6. Think Outside Your Industry. Baschab says that operations and infrastructure (O&I) experience is portable to nearly any industry-for instance, e-mail servers are pretty much the same everywhere. "This means that people with O&I experience can conduct the broadest possible job search," he says.
7. Don't Overlook Smaller Companies with Bigger Opportunities. Now might be a good time to take a chance on a more senior position at a smaller company, Baschab says, such as a regional or local retail bank. It could be a "good opportunity to help them build an IT department using the skills learned in a large enterprise environment," he adds.
8. Broaden Your Functional Skills. "Applications and business analysts can also often make a lateral move into the finance and accounting area, thus broadening their job search to other functional areas within a company," Baschab notes.
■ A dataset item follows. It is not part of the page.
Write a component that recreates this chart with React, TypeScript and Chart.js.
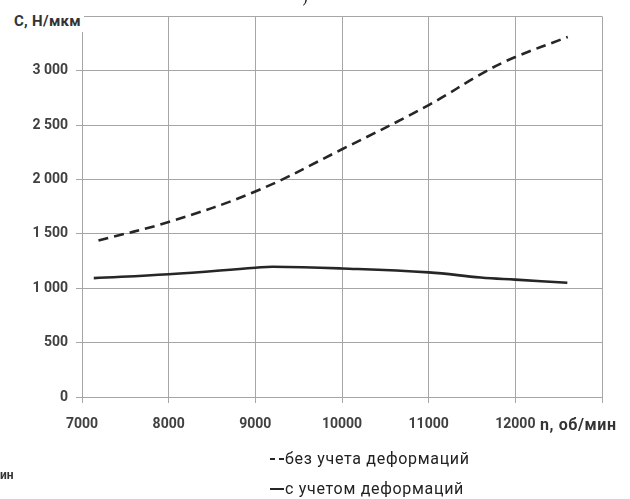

9. Maybe It's Time to Move. "If you feel your opportunities truly are limited in your local market, ask yourself if a move to another city or state is a viable option," Estes says. "All factors considered, it could pan out to be a welcome change."
Baschab points out that finance industry IT salaries have historically been higher than IT salaries in other industries; but they also come with a higher cost of living. "This could be just the right opportunity to make a move to a different geography," he adds, "and take a somewhat lower salary but also a considerably lower cost of living."